When it comes to electronic preservation of evidence in civil litigation (as opposed to criminal evidence collection), there is some discussion about what is the best evidence to preserve.
On the one hand, you want to ensure you collect everything that is relevant. On the other, you can’t collect primary sources for everything in most modern companies, because it is too disruptive. For example, we don’t collect the disks from the email server, but this is highly likely in a criminal proceeding.
The question then becomes, what’s best? How do you preserve defensibly whilst doing so economically? Particularly when preservation requirements begin when litigation is a potential and not an actual event.
Our mandate is to preserve broadly, but how without breaking the bank?
By using a reasoned approach, seasoned with the perspective of a potential litigator and a judge.

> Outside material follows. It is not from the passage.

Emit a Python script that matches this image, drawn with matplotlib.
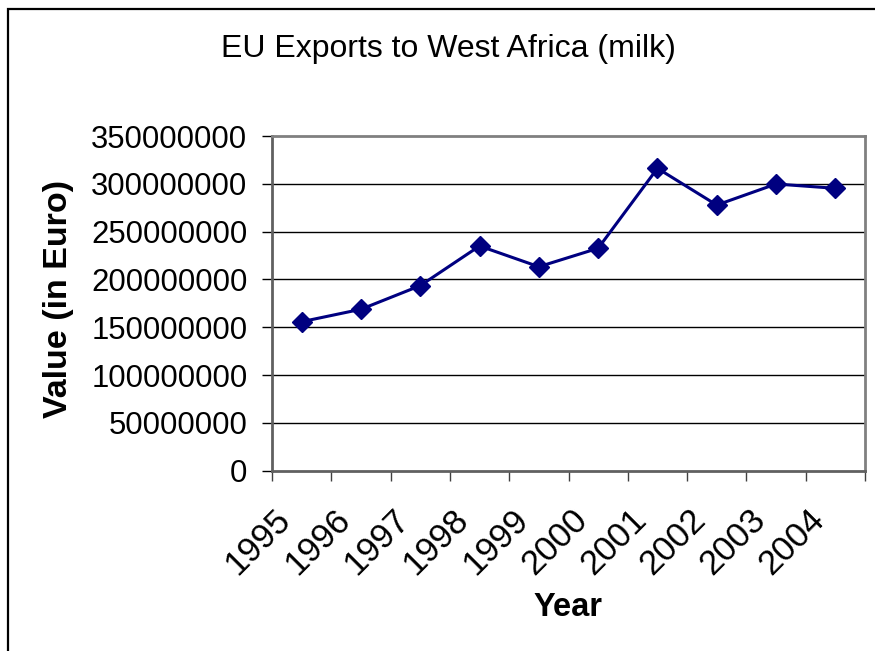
import numpy as np
import matplotlib
matplotlib.use("Agg")
import matplotlib.pyplot as plt
import matplotlib.transforms as mtrans
from matplotlib.patches import Rectangle

years = ["1995", "1996", "1997", "1998", "1999", "2000", "2001", "2002", "2003", "2004"]
values = [155.8e6, 168.8e6, 193.5e6, 235.0e6, 213.3e6, 232.6e6, 316.2e6, 277.8e6, 299.8e6, 295.3e6]
yticks = [0, 50000000, 100000000, 150000000, 200000000, 250000000, 300000000, 350000000]

plt.rcParams['font.family'] = ['Liberation Sans', 'DejaVu Sans']

fig = plt.figure(figsize=(8.75, 6.51), dpi=100)
ax = fig.add_axes([272/875, 1 - 470.7/651, 593/875, 334.7/651])

# chart area border (runs off the right and bottom edges)
fig.patches.append(Rectangle((8/875, -0.2), 1.5, 1.2 - 9/651,
                             transform=fig.transFigure, fill=False,
                             edgecolor='black', linewidth=1.6, zorder=0))

x = np.arange(len(years)) + 0.5
ax.plot(x, values, color='#000080', linewidth=2.2, marker='D', markersize=10.5,
        markerfacecolor='#000080', markeredgecolor='#000080', zorder=5, clip_on=False)

ax.set_xlim(0, len(years))
ax.set_ylim(0, 350000000)
ax.set_yticks(yticks)
ax.set_yticklabels([str(v) for v in yticks], fontsize=22.4)
for v in yticks[1:-1]:
    ax.axhline(v, color='black', linewidth=1, zorder=1)

# ticks on the category boundaries, labels on the category centres
ax.set_xticks(np.arange(len(years) + 1))
ax.set_xticklabels([])
ax.set_xticks(x, minor=True)
ax.set_xticklabels(years, minor=True, fontsize=25, rotation=45,
                   ha='right', va='top', rotation_mode='anchor')
ax.tick_params(axis='x', which='minor', length=0, pad=23)
ax.tick_params(axis='x', which='major', length=7.2, width=1, color='#404040', direction='out')
ax.tick_params(axis='y', length=7.2, width=1, color='black', direction='out', pad=10.5)
shift = mtrans.ScaledTranslation(-20/72, 0, fig.dpi_scale_trans)
for lab in ax.get_xticklabels(minor=True):
    lab.set_transform(lab.get_transform() + shift)

for s in ['top', 'right']:
    ax.spines[s].set_color('#808080')
    ax.spines[s].set_linewidth(2)
for s in ['left', 'bottom']:
    ax.spines[s].set_color('#606060')
    ax.spines[s].set_linewidth(2)

fig.text(59/875, 1 - 299/651, 'Value (in Euro)', fontsize=24.5, fontweight='bold',
         rotation=90, ha='center', va='center')
fig.text(568/875, 1 - 607/651, 'Year', fontsize=23.5, fontweight='bold', ha='center', va='center')
fig.text(448/875, 1 - 49/651, 'EU Exports to West Africa (milk)', fontsize=23, ha='center', va='center')

fig.savefig('out.png', dpi=100)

When collecting materials, consider what might play out and designate accordingly. Then determine what’s the most effective means of preserving it, and what arguments you can make if you’re excluding anything.
For example, if we preserve email based on a filter, is that filter sensible in terms of what the litigation might reference? If the filter is too restrictive, opposing counsel will object and the judge might rule in their favor. If we collect too broadly, we risk exposing client business secrets and increasing expenses for evidence handling.
Whatever the limitations you impose on a potential pool of evidence materials, make sure your rationale is sound. Put yourself in opposing counsel’s shoes and ask the questions they will ask. Follow the leads they will see, and document why a direction doesn’t make sense or is overly burdensome.
In the end, it is best to over preserve than under, but there’s no reason to overwhelm a client with a massive collection effort if something smaller makes sense. Just make sure you can back it up with fair reasoning.